Jean-Charles Moreux (1889– 7 July 1956) was a French architect, and a representative of a rigorous and poetic classicism.

==Life==
Gaining a diploma at the École des Beaux-arts de Paris in 1922, he was a friend of Jean Lurçat and worked for Jacques Doucet, baron Robert Rothschild and vicomte Charles de Noailles.

In 1926, he met Bolette Natanson (daughter of Alexandre Natanson); together they designed decorative objects and refined interiors. In 1930, he opened a gallery in Paris, christened "Les Cadres" (the Frames). Bolette passed away in 1936.

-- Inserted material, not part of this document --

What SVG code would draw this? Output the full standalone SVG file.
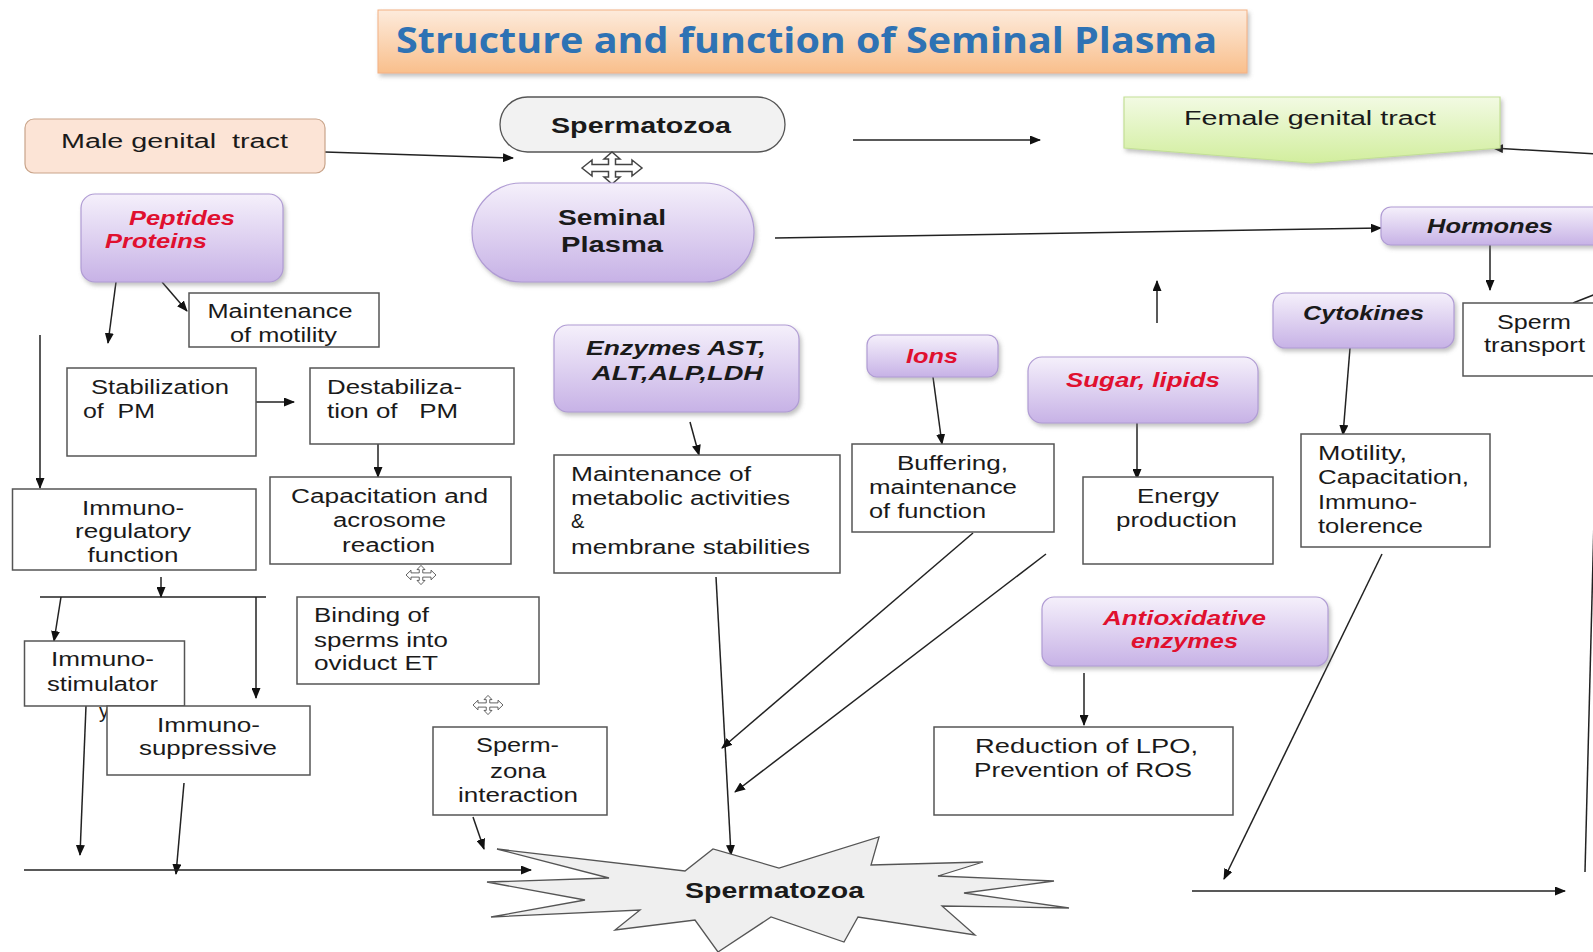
<svg xmlns="http://www.w3.org/2000/svg" width="1593" height="952" viewBox="0 0 1593 952">
<defs>
<linearGradient id="gPurple" x1="0" y1="0" x2="0" y2="1"><stop offset="0" stop-color="#f5f0fb"/><stop offset="1" stop-color="#c7b2e6"/></linearGradient>
<linearGradient id="gTitle" x1="0" y1="0" x2="0" y2="1"><stop offset="0" stop-color="#fdebdc"/><stop offset="1" stop-color="#f9bf8c"/></linearGradient>
<linearGradient id="gGreen" x1="0" y1="0" x2="0" y2="1"><stop offset="0" stop-color="#f2fae3"/><stop offset="1" stop-color="#d2ee9e"/></linearGradient>
<filter id="shadow" x="-10%" y="-20%" width="130%" height="150%"><feDropShadow dx="2" dy="3" stdDeviation="2" flood-color="#777" flood-opacity="0.45"/></filter>
<marker id="arr" markerUnits="userSpaceOnUse" markerWidth="11" markerHeight="9" refX="10" refY="4.5" orient="auto"><path d="M0,0 L11,4.5 L0,9 z" fill="#111"/></marker>
<path id="cross" d="M-30,0 L-20,-8 L-20,-3.5 L-3.5,-3.5 L-3.5,-9 L-8,-9 L0,-16 L8,-9 L3.5,-9 L3.5,-3.5 L20,-3.5 L20,-8 L30,0 L20,8 L20,3.5 L3.5,3.5 L3.5,9 L8,9 L0,16 L-8,9 L-3.5,9 L-3.5,3.5 L-20,3.5 L-20,8 Z"/>
</defs>
<style>
.box{fill:#fff;stroke:#555;stroke-width:1.5}
.pur{fill:url(#gPurple);stroke:#b09cd4;stroke-width:1.2;filter:url(#shadow)}
.t{font-family:"Liberation Sans",Arial,sans-serif;font-size:20px;fill:#1a1a1a;white-space:pre}
.b{font-weight:bold;font-size:22px}
.red{font-weight:bold;font-style:italic;fill:#e0102f}
.bi{font-weight:bold;font-style:italic}
.m{text-anchor:middle}
.ln{fill:none;stroke:#222;stroke-width:1.5}
.a{marker-end:url(#arr)}
.cr{fill:#fff;stroke:#444;stroke-width:1.5}
</style>
<rect width="1593" height="952" fill="#fff"/>

<g id="title">
<rect x="378" y="10" width="869" height="63" fill="url(#gTitle)" stroke="#f4b183" stroke-width="1" filter="url(#shadow)"/>
<text x="806.5" y="53" text-anchor="middle" font-family="'Open Sans','Noto Sans',sans-serif" font-weight="bold" font-size="35" fill="#2e72b4" textLength="821" lengthAdjust="spacingAndGlyphs">Structure and function of Seminal Plasma</text>
</g>

<g id="connectors">
<line class="ln a" x1="325" y1="152" x2="513" y2="158"/>
<line class="ln a" x1="853" y1="140" x2="1040" y2="140"/>
<line class="ln a" x1="775" y1="238" x2="1381" y2="228"/>
<line class="ln a" x1="162" y1="282" x2="187" y2="311"/>
<line class="ln a" x1="116" y1="282" x2="108" y2="343"/>
<line class="ln a" x1="40" y1="335" x2="40" y2="488"/>
<line class="ln a" x1="256" y1="402" x2="294" y2="402"/>
<line class="ln a" x1="378" y1="436" x2="378" y2="477"/>
<line class="ln a" x1="161" y1="577" x2="161" y2="597"/>
<line class="ln" x1="40" y1="597" x2="266" y2="597"/>
<line class="ln a" x1="61" y1="597" x2="54" y2="641"/>
<line class="ln a" x1="256" y1="597" x2="256" y2="698"/>
<line class="ln a" x1="86" y1="706" x2="80" y2="855"/>
<line class="ln a" x1="184" y1="783" x2="176" y2="874"/>
<line class="ln a" x1="24" y1="870" x2="531" y2="870"/>
<line class="ln a" x1="473" y1="817" x2="484" y2="849"/>
<line class="ln a" x1="716" y1="577" x2="731" y2="855"/>
<line class="ln a" x1="690" y1="422" x2="699" y2="455"/>
<line class="ln a" x1="933" y1="377" x2="942" y2="444"/>
<line class="ln a" x1="973" y1="533" x2="722" y2="748"/>
<line class="ln a" x1="1046" y1="554" x2="735" y2="792"/>
<line class="ln a" x1="1137" y1="423" x2="1137" y2="479"/>
<line class="ln a" x1="1157" y1="323" x2="1157" y2="281"/>
<line class="ln a" x1="1084" y1="673" x2="1084" y2="725"/>
<line class="ln a" x1="1382" y1="554" x2="1224" y2="879"/>
<line class="ln a" x1="1192" y1="891" x2="1565" y2="891"/>
<line class="ln" x1="1585" y1="872" x2="1594" y2="520"/>
<line class="ln a" x1="1596" y1="154" x2="1493" y2="148"/>
<line class="ln a" x1="1490" y1="245" x2="1490" y2="290"/>
<line class="ln" x1="1573" y1="303" x2="1596" y2="294"/>
<line class="ln a" x1="1350" y1="348" x2="1343" y2="435"/>
</g>

<g id="male">
<rect x="25" y="119" width="300" height="54" rx="9" fill="#fce4d6" stroke="#c9a48a" stroke-width="1.2"/>
<text class="t m" x="174.5" y="148" font-size="21" textLength="227" lengthAdjust="spacingAndGlyphs">Male genital  tract</text>
</g>
<g id="spermatozoa-top">
<rect x="500" y="97" width="285" height="55" rx="27.5" fill="#f2f2f2" stroke="#555" stroke-width="1.3"/>
<text class="t b m" x="641" y="133" textLength="180" lengthAdjust="spacingAndGlyphs">Spermatozoa</text>
</g>
<g id="exchange1"><use href="#cross" class="cr" transform="translate(612,168)"/></g>
<g id="seminal">
<rect x="472" y="183" width="282" height="99" rx="49.5" class="pur"/>
<text class="t b m" x="612" y="225" textLength="108" lengthAdjust="spacingAndGlyphs">Seminal</text>
<text class="t b m" x="612" y="252" textLength="102" lengthAdjust="spacingAndGlyphs">Plasma</text>
</g>
<g id="female">
<polygon points="1124,97 1500,97 1500,148 1311,163 1124,148" fill="url(#gGreen)" stroke="#c3e096" stroke-width="1.2" filter="url(#shadow)"/>
<text class="t m" x="1310" y="125" font-size="21" textLength="252" lengthAdjust="spacingAndGlyphs">Female genital tract</text>
</g>
<g id="peptides">
<rect x="81" y="194" width="202" height="88" rx="14" class="pur"/>
<text class="t red" x="129" y="225" textLength="106" lengthAdjust="spacingAndGlyphs">Peptides</text>
<text class="t red" x="105" y="248" textLength="102" lengthAdjust="spacingAndGlyphs">Proteins</text>
</g>
<g id="motility-maint">
<rect x="189" y="293" width="190" height="54" class="box"/>
<text class="t m" x="280" y="318" textLength="145" lengthAdjust="spacingAndGlyphs">Maintenance</text>
<text class="t m" x="283.5" y="342" textLength="107" lengthAdjust="spacingAndGlyphs">of motility</text>
</g>
<g id="stabilization">
<rect x="67" y="368" width="189" height="88" class="box"/>
<text class="t" x="91" y="394" textLength="138" lengthAdjust="spacingAndGlyphs">Stabilization</text>
<text class="t" x="83" y="418" textLength="72" lengthAdjust="spacingAndGlyphs">of  PM</text>
</g>
<g id="destabilization">
<rect x="310" y="368" width="204" height="76" class="box"/>
<text class="t" x="327" y="394" textLength="135" lengthAdjust="spacingAndGlyphs">Destabiliza-</text>
<text class="t" x="327" y="418" textLength="131" lengthAdjust="spacingAndGlyphs">tion of   PM</text>
</g>
<g id="capacitation">
<rect x="270" y="477" width="241" height="87" class="box"/>
<text class="t m" x="389.5" y="503" textLength="197" lengthAdjust="spacingAndGlyphs">Capacitation and</text>
<text class="t m" x="389.5" y="527" textLength="113" lengthAdjust="spacingAndGlyphs">acrosome</text>
<text class="t m" x="388.5" y="552" textLength="93" lengthAdjust="spacingAndGlyphs">reaction</text>
</g>
<g id="exchange2"><use href="#cross" class="cr" transform="translate(421,575) scale(0.5,0.6)" stroke-width="2.5"/></g>
<g id="immunoregulatory">
<rect x="12.5" y="489" width="243.5" height="81" class="box"/>
<text class="t m" x="133" y="515" textLength="102" lengthAdjust="spacingAndGlyphs">Immuno-</text>
<text class="t m" x="133" y="538" textLength="116" lengthAdjust="spacingAndGlyphs">regulatory</text>
<text class="t m" x="133" y="562" textLength="91" lengthAdjust="spacingAndGlyphs">function</text>
</g>
<g id="immunostimulatory">
<rect x="24.5" y="641" width="160" height="65" class="box"/>
<text class="t m" x="102.5" y="666" textLength="103" lengthAdjust="spacingAndGlyphs">Immuno-</text>
<text class="t m" x="102.5" y="691" textLength="111" lengthAdjust="spacingAndGlyphs">stimulator</text>
<text class="t" x="99" y="718">y</text>
</g>
<g id="immunosuppressive">
<rect x="107" y="706" width="203" height="69" class="box"/>
<text class="t m" x="208.5" y="732" textLength="103" lengthAdjust="spacingAndGlyphs">Immuno-</text>
<text class="t m" x="208" y="755" textLength="138" lengthAdjust="spacingAndGlyphs">suppressive</text>
</g>
<g id="binding">
<rect x="297" y="597" width="242" height="87" class="box"/>
<text class="t" x="314" y="622" textLength="115" lengthAdjust="spacingAndGlyphs">Binding of</text>
<text class="t" x="314" y="647" textLength="134" lengthAdjust="spacingAndGlyphs">sperms into</text>
<text class="t" x="314" y="670" textLength="124" lengthAdjust="spacingAndGlyphs">oviduct ET</text>
</g>
<g id="exchange3"><use href="#cross" class="cr" transform="translate(488,705) scale(0.5,0.6)" stroke-width="2.5"/></g>
<g id="spermzona">
<rect x="433" y="727" width="174" height="88" class="box"/>
<text class="t m" x="517.5" y="752" textLength="83" lengthAdjust="spacingAndGlyphs">Sperm-</text>
<text class="t m" x="518" y="778" textLength="56" lengthAdjust="spacingAndGlyphs">zona</text>
<text class="t m" x="518" y="802" textLength="120" lengthAdjust="spacingAndGlyphs">interaction</text>
</g>
<g id="spermatozoa-burst">
<polygon points="497,849 685,871 713,849 779,868 879,837 871,865 983,862 938,876 1054,881 964,893 1069,908 942,906 975,935 858,917 844,942 771,917 718,952 695,920 615,930 640,910 491,917 585,900 487,882 609,878" fill="#efefef" stroke="#555" stroke-width="1.3"/>
<text class="t b m" x="774.5" y="898" textLength="179" lengthAdjust="spacingAndGlyphs">Spermatozoa</text>
</g>
<g id="enzymes">
<rect x="554" y="325" width="245" height="87" rx="14" class="pur"/>
<text class="t bi m" x="676" y="355" textLength="180" lengthAdjust="spacingAndGlyphs">Enzymes AST,</text>
<text class="t bi m" x="677.5" y="380" textLength="171" lengthAdjust="spacingAndGlyphs">ALT,ALP,LDH</text>
</g>
<g id="metabolic">
<rect x="554" y="455" width="286" height="118" class="box"/>
<text class="t" x="571" y="481" textLength="180" lengthAdjust="spacingAndGlyphs">Maintenance of</text>
<text class="t" x="571" y="505" textLength="219" lengthAdjust="spacingAndGlyphs">metabolic activities</text>
<text class="t" x="571" y="528">&amp;</text>
<text class="t" x="571" y="554" textLength="239" lengthAdjust="spacingAndGlyphs">membrane stabilities</text>
</g>
<g id="ions">
<rect x="867" y="335" width="131" height="42" rx="10" class="pur"/>
<text class="t red m" x="932" y="363" textLength="52" lengthAdjust="spacingAndGlyphs">Ions</text>
</g>
<g id="buffering">
<rect x="852" y="444" width="202" height="88" class="box"/>
<text class="t m" x="952.5" y="470" textLength="111" lengthAdjust="spacingAndGlyphs">Buffering,</text>
<text class="t" x="869" y="494" textLength="148" lengthAdjust="spacingAndGlyphs">maintenance</text>
<text class="t" x="869" y="518" textLength="117" lengthAdjust="spacingAndGlyphs">of function</text>
</g>
<g id="sugar">
<rect x="1028" y="357" width="230" height="66" rx="14" class="pur"/>
<text class="t red m" x="1143" y="387" textLength="154" lengthAdjust="spacingAndGlyphs">Sugar, lipids</text>
</g>
<g id="energy">
<rect x="1083" y="477" width="190" height="87" class="box"/>
<text class="t m" x="1178" y="503" textLength="82" lengthAdjust="spacingAndGlyphs">Energy</text>
<text class="t m" x="1176.5" y="527" textLength="121" lengthAdjust="spacingAndGlyphs">production</text>
</g>
<g id="cytokines">
<rect x="1273" y="293" width="181" height="55" rx="12" class="pur"/>
<text class="t bi m" x="1363.5" y="320" textLength="121" lengthAdjust="spacingAndGlyphs">Cytokines</text>
</g>
<g id="motility">
<rect x="1301" y="434" width="189" height="113" class="box"/>
<text class="t" x="1318" y="460" textLength="89" lengthAdjust="spacingAndGlyphs">Motility,</text>
<text class="t" x="1318" y="484" textLength="151" lengthAdjust="spacingAndGlyphs">Capacitation,</text>
<text class="t" x="1318" y="509" textLength="99" lengthAdjust="spacingAndGlyphs">Immuno-</text>
<text class="t" x="1318" y="533" textLength="105" lengthAdjust="spacingAndGlyphs">tolerence</text>
</g>
<g id="hormones">
<rect x="1381" y="207" width="240" height="38" rx="10" class="pur"/>
<text class="t bi m" x="1490" y="233" textLength="126" lengthAdjust="spacingAndGlyphs">Hormones</text>
</g>
<g id="spermtransport">
<rect x="1463" y="303" width="140" height="73" class="box"/>
<text class="t m" x="1534" y="329" textLength="74" lengthAdjust="spacingAndGlyphs">Sperm</text>
<text class="t m" x="1534.5" y="352" textLength="101" lengthAdjust="spacingAndGlyphs">transport</text>
</g>
<g id="antioxidative">
<rect x="1042" y="597" width="286" height="69" rx="12" class="pur"/>
<text class="t red m" x="1184.5" y="625" textLength="163" lengthAdjust="spacingAndGlyphs">Antioxidative</text>
<text class="t red m" x="1184.5" y="648" textLength="107" lengthAdjust="spacingAndGlyphs">enzymes</text>
</g>
<g id="reduction">
<rect x="934" y="727" width="299" height="88" class="box"/>
<text class="t m" x="1086.5" y="753" textLength="223" lengthAdjust="spacingAndGlyphs">Reduction of LPO,</text>
<text class="t m" x="1083" y="777" textLength="218" lengthAdjust="spacingAndGlyphs">Prevention of ROS</text>
</g>
</svg>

In the years that followed, he continued to exhibit his work in select Parisian salons, attracting a discreet but devoted clientele that included Jean Patou.

==Works==
- Saint-Cloud, maison Brugier, 1926-1927.
- Saint-Leu-la-Fôret, auditorium for Wanda Landowska, 1926-1927 (private property).
- Paris, avenue Marigny, hôtel particulier for baron Robert Rothschild, 1927-1928.
- Château de Maulny at Montbizot, (Sarthe), 1929-1930.
- Paris, villa Seurat, studio-house for the sculptor Robert Couturier, 1937-1938.
- Saint-Germain-en-Laye La Thébaïde, hôtel particulier for the Véra brothers, (André and Paul), 1924.
- Paris, Hôtel particulier for Bernard Reichenbach, rue Alfred-Dehodencq, 1930-1932.
- Paris, 6, rue de Miromesnil, shop-front of Colette's shop, 1936
- Paris, jardins des Gobelins (square René-Le Gall), 1936-1938.
- Paris, pavillon de la Martinique, île des Cygnes, for the "exposition internationnale des arts et des techniques dans la vie moderne", 1937.
- Cairo, open-air restaurant for the hôtel Sheperd, 1947-1948.
- London, library of the Institut de France, Queensberry place, 1949-1950.
- Paris, musée du Louvre, rearrangement of the salle Rubens, 1952–1953, (destroyed).
- Paris, musée du Louvre, rotonde des Petits cabinets, 14 paintings from the studiolo of duke Federico da Montefeltro (1422–1482), 9 by Joos van Wassenhove and 5 attributed to Pedro Berruguete, 1953 (arrangement destroyed).
- Hamburg, St. Ansgar's and St. Bernard's Church, compleded 1955.

==Bibliography==
- Susan Day, Jean-Charles Moreux architecte-décorateur-paysagiste, Ed. Norma, 1999.